An opening between two overlapping rings which:
1. do not have all intersections in common
2. are in parallel or near parallel planes.
3. have at least one ring making a single pass through said opening.

Through-the-Eye (TE) connection:
A 2-1 ring intersection in which the ring identified as making the TE connection intersects the eye with a single pass. The TE ring must encircle both eye rings, which is guaranteed with rings of the same size.

Around-the-Eye (AE) connection:
A 2-1 ring intersection in which the ring identified as making the AE connection intersects the rings which create the eye in two passes, encircling the eye.
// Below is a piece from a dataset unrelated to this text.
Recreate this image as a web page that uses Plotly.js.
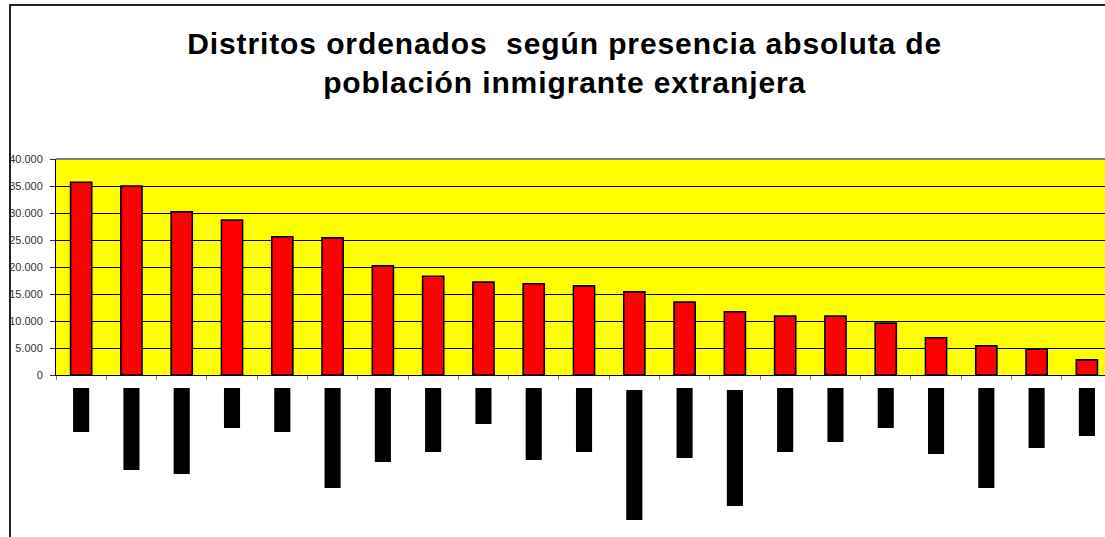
<!DOCTYPE html>
<html>
<head>
<meta charset="utf-8">
<script src="https://cdn.plot.ly/plotly-3.0.1.min.js"></script>
<style>
html,body{margin:0;padding:0;background:#fff;}
#wrap{position:relative;width:1105px;height:537px;overflow:hidden;}
#chart{width:1105px;height:537px;}
#frame{position:absolute;left:9px;top:4px;width:1200px;height:600px;border-left:2px solid #222;border-top:2px solid #222;pointer-events:none;box-sizing:border-box;}
.gtitle{letter-spacing:0.9px;}
</style>
</head>
<body>
<div id="wrap"><div id="chart"></div><div id="frame"></div></div>
<script>
// Districts (names not legible in the reference; labels are blacked out)
const districts = ["D1","D2","D3","D4","D5","D6","D7","D8","D9","D10","D11","D12","D13","D14","D15","D16","D17","D18","D19","D20","D21"];
// Absolute immigrant foreign population per district
const population = [35700, 35000, 30200, 28700, 25600, 25400, 20200, 18300, 17200, 16900, 16500, 15400, 13500, 11700, 10900, 10900, 9600, 6900, 5400, 4800, 2800];
// Lengths of the blacked-out (redacted) category label blocks, arbitrary units
const labelBlock = [44, 82, 86, 40, 44, 100, 74, 64, 36, 72, 64, 130, 70, 116, 64, 54, 40, 66, 100, 60, 48];
const labelOffset = [0, 0, 0, 0, 0, 0, 0, 0, 0, 0, 0, 2, 0, 2, 0, 0, 0, 0, 0, 0, 0];

const FONT = "Liberation Sans, Arial, sans-serif";

const traces = [
  {
    type: "bar",
    x: districts,
    y: population,
    marker: {color: "#FF0000", line: {color: "#000000", width: 1.6}},
    width: 0.42,
    hoverinfo: "x+y",
    xaxis: "x", yaxis: "y"
  },
  {
    type: "bar",
    x: districts,
    y: labelBlock,
    base: labelOffset,
    marker: {color: "#000000", line: {width: 0}},
    width: 0.32,
    hoverinfo: "skip",
    xaxis: "x2", yaxis: "y2"
  }
];

const layout = {
  width: 1105, height: 537,
  margin: {l: 56, r: 0, t: 159, b: 0, pad: 0},
  paper_bgcolor: "#ffffff",
  plot_bgcolor: "rgba(0,0,0,0)",
  showlegend: false,
  separators: ",.",
  font: {family: FONT, color: "#000"},
  title: {
    text: "<b>Distritos ordenados  según presencia absoluta de<br>población inmigrante extranjera</b>",
    font: {family: FONT, size: 30, color: "#000"},
    xref: "container", x: 0.511, xanchor: "center",
    yref: "container", y: 0.899, yanchor: "top"
  },
  xaxis: {
    domain: [0, 1],
    range: [-0.5, 20.36],
    anchor: "y",
    showticklabels: false,
    ticks: "outside", ticklen: 4, tickcolor: "#808080", tickwidth: 1,
    tickson: "boundaries",
    showgrid: false,
    showline: true, linecolor: "#000", linewidth: 1,
    zeroline: false,
    fixedrange: true
  },
  yaxis: {
    domain: [162/378, 1],
    range: [0, 40000],
    dtick: 5000,
    tickformat: ",d",
    ticks: "outside", ticklen: 5, tickcolor: "#333", tickwidth: 1,
    ticklabelstandoff: 5,
    tickfont: {family: FONT, size: 11, color: "#333"},
    showgrid: true, gridcolor: "#000", gridwidth: 1,
    showline: true, linecolor: "#000", linewidth: 1,
    zeroline: false,
    fixedrange: true
  },
  xaxis2: {
    domain: [0, 1],
    matches: "x",
    anchor: "y2",
    visible: false,
    fixedrange: true
  },
  yaxis2: {
    domain: [0, 149/378],
    range: [149, 0],
    visible: false,
    fixedrange: true
  },
  shapes: [
    // yellow plot background
    {type: "rect", xref: "paper", yref: "y domain", x0: 0, x1: 1, y0: 0, y1: 1,
     fillcolor: "#FFFF00", line: {width: 0}, layer: "below"},
    // grey top border of plot area
    {type: "line", xref: "paper", yref: "y domain", x0: 0, x1: 1, y0: 1, y1: 1,
     line: {color: "#808080", width: 2}}
  ]
};

Plotly.newPlot("chart", traces, layout, {displayModeBar: false, staticPlot: true});
</script>
</body>
</html>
Subfamily containing weaves which possess the sandwich structure, defined as four rings, forming a TE connection, where:
1. Three of the rings form two eyes, in a manner where all three, for purposes of the sandwich, are parallel.
2. The center of the above three rings creates a separate eye with each of the other two.
3. The outside two rings share all relative functional connections in common, i.e. they mirror each other on opposite sides of the center ring.
4. The fourth ring passes through both eyes, thus all three other rings, in one pass.

Japanese connection:
An intersection between two rings or two ring groups such that:
1. The planes containing the intersecting rings are orthogonal.
2. The line that is the intersection of the planes contains the centers of both rings.
3. The intersection is not defined by any other connection type.

Persian connection:
A connection whereby the ring of interest makes both a TE and an AE within a single grain.

Persian grain:
A property of rings or grains of rings signified by the presence of AE connections, and consequently TE connections. A Persian grain or weave need not contain all, or in fact any, Persian connections.

European connection:
A connection between rings or grains of rings in which there are only TE connections.

European grain:
A property of a grain that contains only TE connections, and therefore only European connections.
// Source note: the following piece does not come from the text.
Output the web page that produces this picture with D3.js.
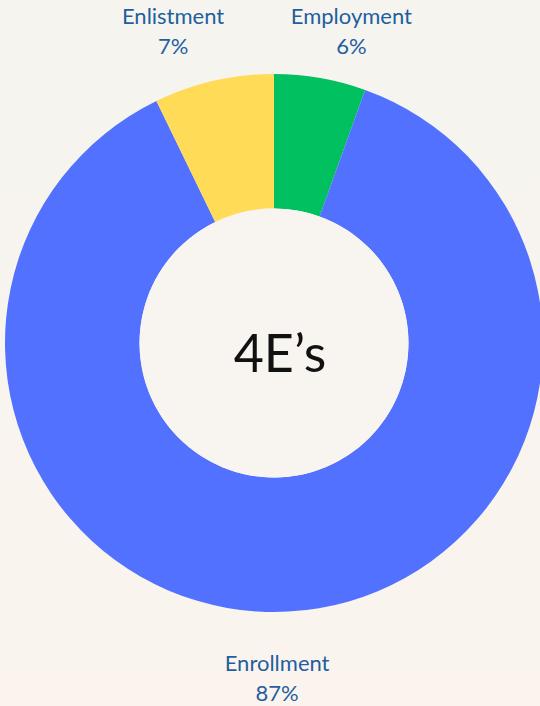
<!DOCTYPE html>
<html><head><meta charset="utf-8">
<script src="https://cdn.jsdelivr.net/npm/d3@7"></script>
<style>
html,body{margin:0;padding:0;}
body{width:540px;height:706px;overflow:hidden;}
</style></head>
<body>
<svg id="c" width="540" height="706"></svg>
<script>
const categories = ["Employment", "Enrollment", "Enlistment"];
const values = [5.5, 87.3, 7.2];
const colors = ["#00c060", "#5271ff", "#ffdb58"];
const centerLabel = "4E\u2019s";

const W = 540, H = 706, cx = 274, cy = 343, R = 269, r = 134.5;
const svg = d3.select("#c");
const defs = svg.append("defs");
const g0 = defs.append("linearGradient").attr("id","bg").attr("x1",0).attr("y1",0).attr("x2",0).attr("y2",1);
g0.append("stop").attr("offset","0%").attr("stop-color","#f5f4ef");
g0.append("stop").attr("offset","100%").attr("stop-color","#fbf4ee");
svg.append("rect").attr("width",W).attr("height",H).attr("fill","url(#bg)");

const data = categories.map((c,i)=>({name:c, value:values[i], color:colors[i]}));
const pie = d3.pie().value(d=>d.value).sort(null);
const arc = d3.arc().innerRadius(r).outerRadius(R);
const arcs = pie(data);
const g = svg.append("g").attr("transform",`translate(${cx},${cy})`);
g.selectAll("path").data(arcs).join("path").attr("d",arc).attr("fill",d=>d.data.color);

g.append("circle").attr("r",r).attr("fill","#f8f4ef");

g.append("text").attr("x",6).attr("y",29).attr("text-anchor","middle")
  .attr("font-family","Lato, 'Noto Sans', sans-serif").attr("font-size",52).attr("fill","#111")
  .text(centerLabel);

const total = d3.sum(values);
arcs.forEach(a=>{
  const mid = (a.startAngle+a.endAngle)/2;
  const top = Math.cos(mid) > 0;
  const x = Math.sin(mid) * (top ? 450 : 58);
  const y1 = top ? -319 : 328;
  const t = g.append("text").attr("text-anchor","middle")
    .attr("font-family","Lato, 'Noto Sans', sans-serif").attr("font-size",22).attr("fill","#1f5f9f");
  t.append("tspan").attr("x",x).attr("y",y1).text(a.data.name);
  t.append("tspan").attr("x",x).attr("y",y1+30).text(Math.round(a.data.value/total*100)+"%");
});
</script>
</body></html>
A property of a weave in which every grain is labeled as a grain of that weave type.

Truth: A property of a weave in which every ring makes a connection of that weave type. All truth is pure.
Falsehood: The opposite of truth - a weave which has grains of a connection type yet no connections of that connection type.

The non-orthogonal equivalent connection of Japanese. It is the result of "unfolding" a European unit, or in other words opening TE connections so the eye component rings are at their maximal angle. Because of this angling, inverted is related to spiral.

A repeated pattern of connections; the unique way in which a set of rings interconnects to form a knot (as in WhirlyBird), a chain (as in Half Persian 4 in 1), or a sheet (as in European 4 in 1). Changing the size of rings, adding rings that do not participate in binding the weave together, doubling rings or mobiusing rings does not produce a new weave.

A modification of a given weave produced by altering ring sizes (as in Snake Skin vs Euro 4-1), adding decorative rings (as in Shaggy Loops vs 2 in 1 Chain, doubling rings (as in King's Maille (European 8 in 2) vs Euro 4-1), or replacing some rings with a simple pattern (as in Flowers in Cages vs Byzantine; or as in using Byzantine to connect a Japanese weave).